Part B Insider (Multispecialty) Coding Alert

PHYSICIAN NOTES:

Rural Counties Could Reap More Cash From Geographic Payment Fix

Plus: Don't hold your breath for NPI database

Physicians who are getting shortchanged by the current geographic payment system have a new ally in the Government Accountability Office (GAO).

The problem: Medicare has 89 physician payment localities and adjusts your payment levels depending on which locality you-re in. Seven California counties have sued the Department of Health & Human Services, saying their doctors receive much lower rates than doctors in nearby counties. The GAO notes that Medicare allowed some states to consolidate their entire state into one payment locality in the 1990s, while other states are still fragmented.

More than half of the current localities had counties where physicians- costs were at least 5 percent more or less than Medicare's estimate for the region, the GAO said. These 447 counties were located all over the country but especially in Georgia, California, Minnesota, Ohio and Virginia.

The solution: The GAO urged the Centers for Medicare & Medicaid Services (CMS) to fix all the payment localities based on a national standard. After that, CMS should update the localities-  on a regular basis.

The response: CMS prefers its current squeaky-wheel approach. That is, when one particular locality raises issues with its payment rates, then CMS will address the problem on a case-by-case basis. Prediction: This will only make the current situation worse because the localities that complain most will get the best treatment, the GAO warns. CMS said it would consider the GAO's suggestions but added that it might create too much of an administrative nightmare.

In other news:

- CMS once again delayed the long-awaited release of the National Provider Identifier (NPI) database, which it was supposed to make available months ago. CMS had promised to allow you by June to look up the NPIs of doctors you do business with and then had delayed the database launch until Aug. 1.
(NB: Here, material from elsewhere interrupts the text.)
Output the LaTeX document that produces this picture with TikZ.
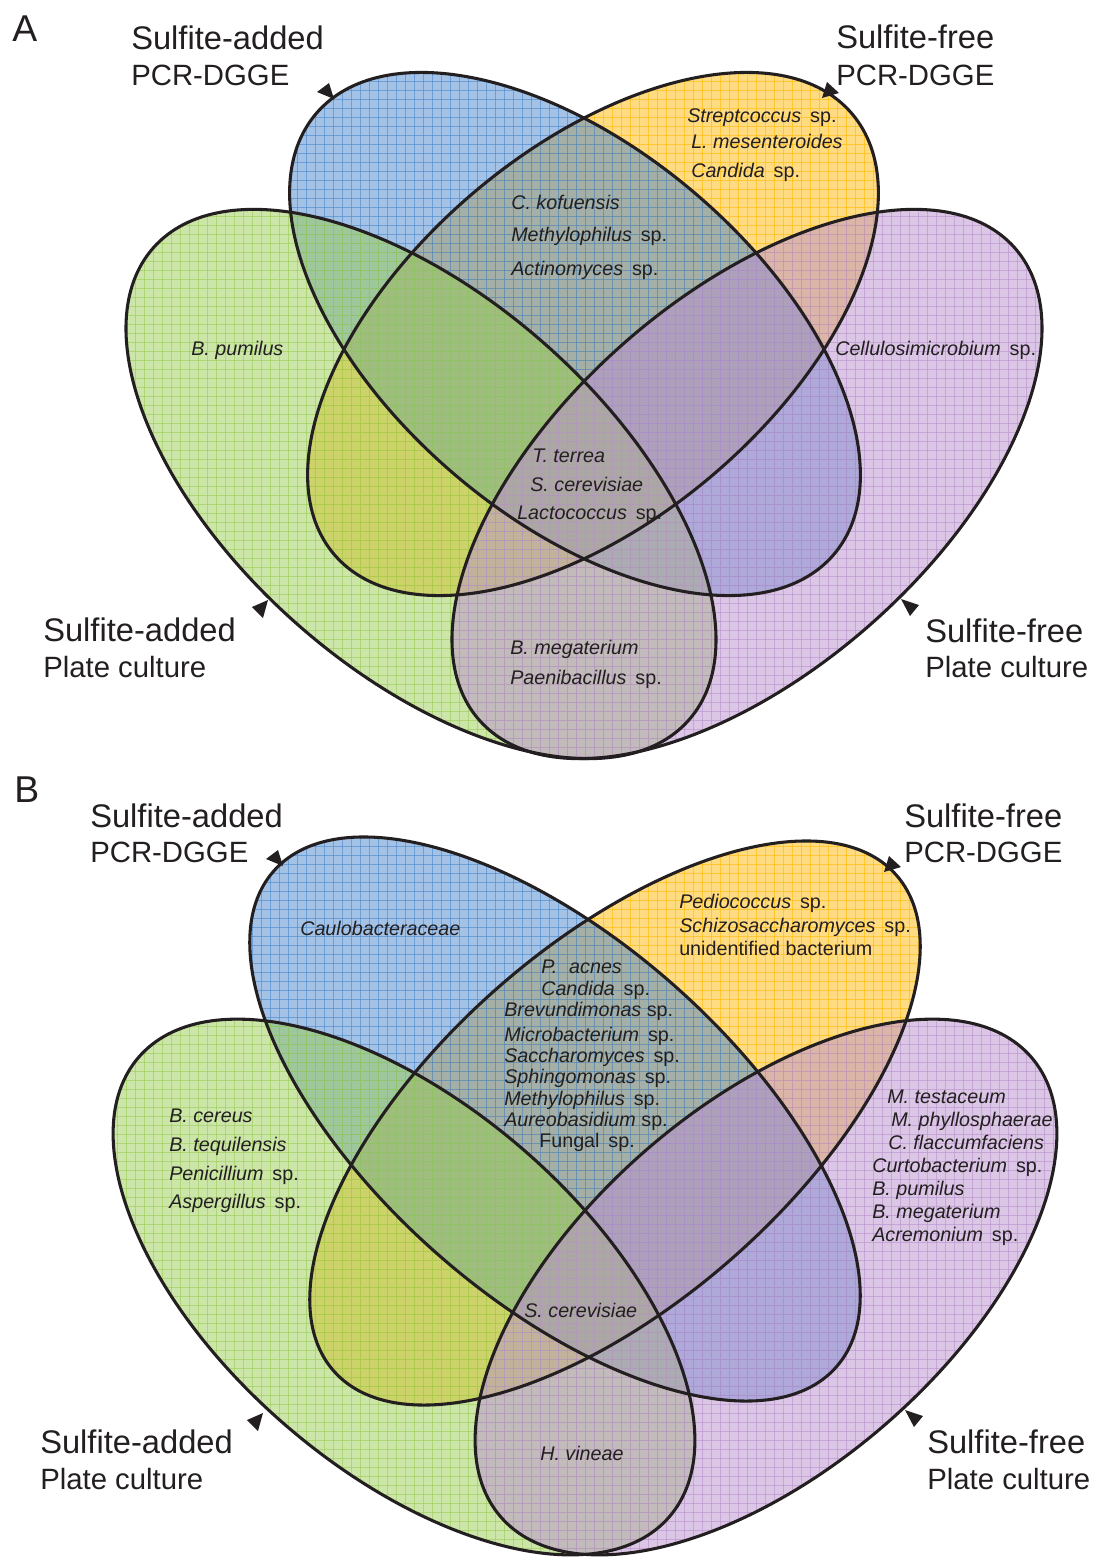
\documentclass[tikz,border=0pt]{standalone}
\usepackage{fontspec}
\setmainfont{Liberation Sans}
\definecolor{cG}{RGB}{155,205,85}
\definecolor{cB}{RGB}{75,135,205}
\definecolor{cY}{RGB}{255,185,5}
\definecolor{cP}{RGB}{185,145,205}
\definecolor{ink}{RGB}{35,31,32}
\newcommand\spname{\hspace{0.45em}\upshape sp.}
\newcommand\vennset[6]{% colour, cx, cy, a, b, angle
  \fill[#1, fill opacity=0.5] (#2,#3) ellipse [x radius=#4, y radius=#5, rotate=#6];
  \begin{scope}
    \clip (#2,#3) ellipse [x radius=#4, y radius=#5, rotate=#6];
    \pgfmathtruncatemacro\ya{9*floor((#3-300)/9)}
    \pgfmathtruncatemacro\yb{\ya+9}
    \pgfmathtruncatemacro\yc{#3+300}
    \pgfmathtruncatemacro\xa{9*floor((#2-400)/9)}
    \pgfmathtruncatemacro\xb{\xa+9}
    \pgfmathtruncatemacro\xc{#2+400}
    \foreach \gx in {\xa,\xb,...,\xc} \draw[gridline, #1] (\gx,\ya) -- (\gx,\yc);
    \foreach \gy in {\ya,\yb,...,\yc} \draw[gridline, #1] (\xa,\gy) -- (\xc,\gy);
  \end{scope}}
\newcommand\vennline[5]{\draw[outline] (#1,#2) ellipse [x radius=#3, y radius=#4, rotate=#5];}
\tikzset{
  gridline/.style={line width=0.5pt, draw opacity=0.6},
  outline/.style={draw=ink, line width=2.3pt},
  labA/.style={anchor=base west, inner sep=0pt, text=ink, font=\fontsize{24.5}{25}\selectfont},
  labB/.style={anchor=base west, inner sep=0pt, text=ink, font=\fontsize{22}{23}\selectfont},
  panel/.style={anchor=base west, inner sep=0pt, text=ink, font=\fontsize{28}{28}\selectfont},
  spc/.style={anchor=base west, inner sep=0pt, text=ink, font=\fontsize{14.8}{15}\selectfont\itshape},
  tip/.style={fill=ink}
}
\begin{document}
\begin{tikzpicture}[x=0.75pt,y=-0.75pt]
\useasboundingbox (0,0) rectangle (1096,1557);
\fill[white] (0,0) rectangle (1096,1557);
% ---------------- Panel A ----------------
\vennset{cY}{593}{334}{340}{185}{40.4}
\vennset{cB}{575}{334}{340}{185}{-40.4}
\vennset{cG}{421}{484}{357}{187}{-41.4}
\vennset{cP}{747}{484}{357}{187}{41.4}
\vennline{593}{334}{340}{185}{40.4}
\vennline{575}{334}{340}{185}{-40.4}
\vennline{421}{484}{357}{187}{-41.4}
\vennline{747}{484}{357}{187}{41.4}
% ---------------- Panel B ----------------
\vennset{cY}{615}{1123}{375}{179}{41.4}
\vennset{cB}{555}{1119}{375}{179}{-41.4}
\vennset{cG}{404}{1287}{351}{182}{-40.9}
\vennset{cP}{766}{1287}{351}{182}{40.9}
\vennline{615}{1123}{375}{179}{41.4}
\vennline{555}{1119}{375}{179}{-41.4}
\vennline{404}{1287}{351}{182}{-40.9}
\vennline{766}{1287}{351}{182}{40.9}
% ---------------- pointers (triangles) ----------------
\coordinate (ta1) at (334,99);   \coordinate (ta1l) at (317,92);   \coordinate (ta1r) at (329,83);
\coordinate (ta2) at (822,98);   \coordinate (ta2l) at (827,82);   \coordinate (ta2r) at (839,93);
\coordinate (ta3) at (268,600);  \coordinate (ta3l) at (252,607);  \coordinate (ta3r) at (263,618);
\coordinate (ta4) at (901,599);  \coordinate (ta4l) at (919,605);  \coordinate (ta4r) at (910,616);
\coordinate (tb1) at (283,866);  \coordinate (tb1l) at (266,859);  \coordinate (tb1r) at (278,850);
\coordinate (tb2) at (884,872);  \coordinate (tb2l) at (889,856);  \coordinate (tb2r) at (901,867);
\coordinate (tb3) at (263,1413); \coordinate (tb3l) at (247,1420); \coordinate (tb3r) at (258,1431);
\coordinate (tb4) at (905,1410); \coordinate (tb4l) at (923,1416); \coordinate (tb4r) at (914,1427);
\foreach \p in {ta1,ta2,ta3,ta4,tb1,tb2,tb3,tb4} \fill[tip] (\p) -- (\p l) -- (\p r) -- cycle;
% ---------------- labels A ----------------
\node[panel] (pA) at (12,41) {A};
\node[labA] (la1) at (131,49) {Sulfite-added};
\node[labB] (la2) at (131,85) {PCR-DGGE};
\node[labA] (la3) at (836,48) {Sulfite-free};
\node[labB] (la4) at (836,85) {PCR-DGGE};
\node[labA] (la5) at (43,641) {Sulfite-added};
\node[labB] (la6) at (43,677) {Plate culture};
\node[labA] (la7) at (925,642) {Sulfite-free};
\node[labB] (la8) at (925,677) {Plate culture};
% species A
\node[spc] (sa1) at (687,122) {Streptcoccus\spname};
\node[spc] (sa2) at (691,148) {L. mesenteroides};
\node[spc] (sa3) at (691,177) {Candida\spname};
\node[spc] (sa4) at (511,209) {C. kofuensis};
\node[spc] (sa5) at (511,241) {Methylophilus\spname};
\node[spc] (sa6) at (511,275) {Actinomyces\spname};
\node[spc] (sa7) at (191,355) {B. pumilus};
\node[spc] (sa8) at (835,355) {Cellulosimicrobium\spname};
\node[spc] (sa9) at (532,462) {T. terrea};
\node[spc] (sa10) at (530,491) {S. cerevisiae};
\node[spc] (sa11) at (517,519) {Lactococcus\spname};
\node[spc] (sa12) at (510,654) {B. megaterium};
\node[spc] (sa13) at (510,684) {Paenibacillus\spname};
% ---------------- labels B ----------------
\node[panel] (pB) at (14,802) {B};
\node[labA] (lb1) at (90,827) {Sulfite-added};
\node[labB] (lb2) at (90,862) {PCR-DGGE};
\node[labA] (lb3) at (904,827) {Sulfite-free};
\node[labB] (lb4) at (904,862) {PCR-DGGE};
\node[labA] (lb5) at (40,1453) {Sulfite-added};
\node[labB] (lb6) at (40,1489) {Plate culture};
\node[labA] (lb7) at (927,1453) {Sulfite-free};
\node[labB] (lb8) at (927,1489) {Plate culture};
% species B
\node[spc] (sb1) at (679,908) {Pediococcus\spname};
\node[spc] (sb2) at (679,932) {Schizosaccharomyces\spname};
\node[spc] (sb3) at (679,955) {\upshape unidentified bacterium};
\node[spc] (sb4) at (300,935) {Caulobacteraceae};
\node[spc] (sb5) at (541,973) {P.\hspace{0.6em}acnes};
\node[spc] (sb6) at (541,995) {Candida\spname};
\node[spc] (sb7) at (504,1016) {Brevundimonas\ \upshape sp.};
\node[spc] (sb8) at (504,1041) {Microbacterium\spname};
\node[spc] (sb9) at (504,1062) {Saccharomyces\spname};
\node[spc] (sb10) at (504,1083) {Sphingomonas\spname};
\node[spc] (sb11) at (504,1105) {Methylophilus\spname};
\node[spc] (sb12) at (504,1126) {Aureobasidium\ \upshape sp.};
\node[spc] (sb13) at (539,1147) {\upshape Fungal\hspace{0.45em}sp.};
\node[spc] (sb14) at (169,1122) {B. cereus};
\node[spc] (sb15) at (169,1151) {B. tequilensis};
\node[spc] (sb16) at (169,1180) {Penicillium\spname};
\node[spc] (sb17) at (169,1208) {Aspergillus\spname};
\node[spc] (sb18) at (887,1103) {M. testaceum};
\node[spc] (sb19) at (891,1126) {M. phyllosphaerae};
\node[spc] (sb20) at (888,1149) {C. flaccumfaciens};
\node[spc] (sb21) at (872,1172) {Curtobacterium\spname};
\node[spc] (sb22) at (872,1195) {B. pumilus};
\node[spc] (sb23) at (872,1218) {B. megaterium};
\node[spc] (sb24) at (872,1241) {Acremonium\spname};
\node[spc] (sb25) at (524,1317) {S. cerevisiae};
\node[spc] (sb26) at (540,1460) {H. vineae};
\end{tikzpicture}
\end{document}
Now, CMS has delayed the database access once again--and won't even say when it plans to release the database. Perhaps CMS has decided that it can't miss a deadline if it does not set one.

- Part B carriers received almost the lowest scores in the latest Medicare Contractor Provider Satisfaction Survey (MCPSS), with only durable medical equipment carriers coming in lower. You rated your carriers an average of 4.42 on a scale of one to six, while hospitals rated their intermediaries a bit higher, at 4.66. Noridian and Cigna rated toward the bottom, with WPS, Highmark and Health-Now New York at the top.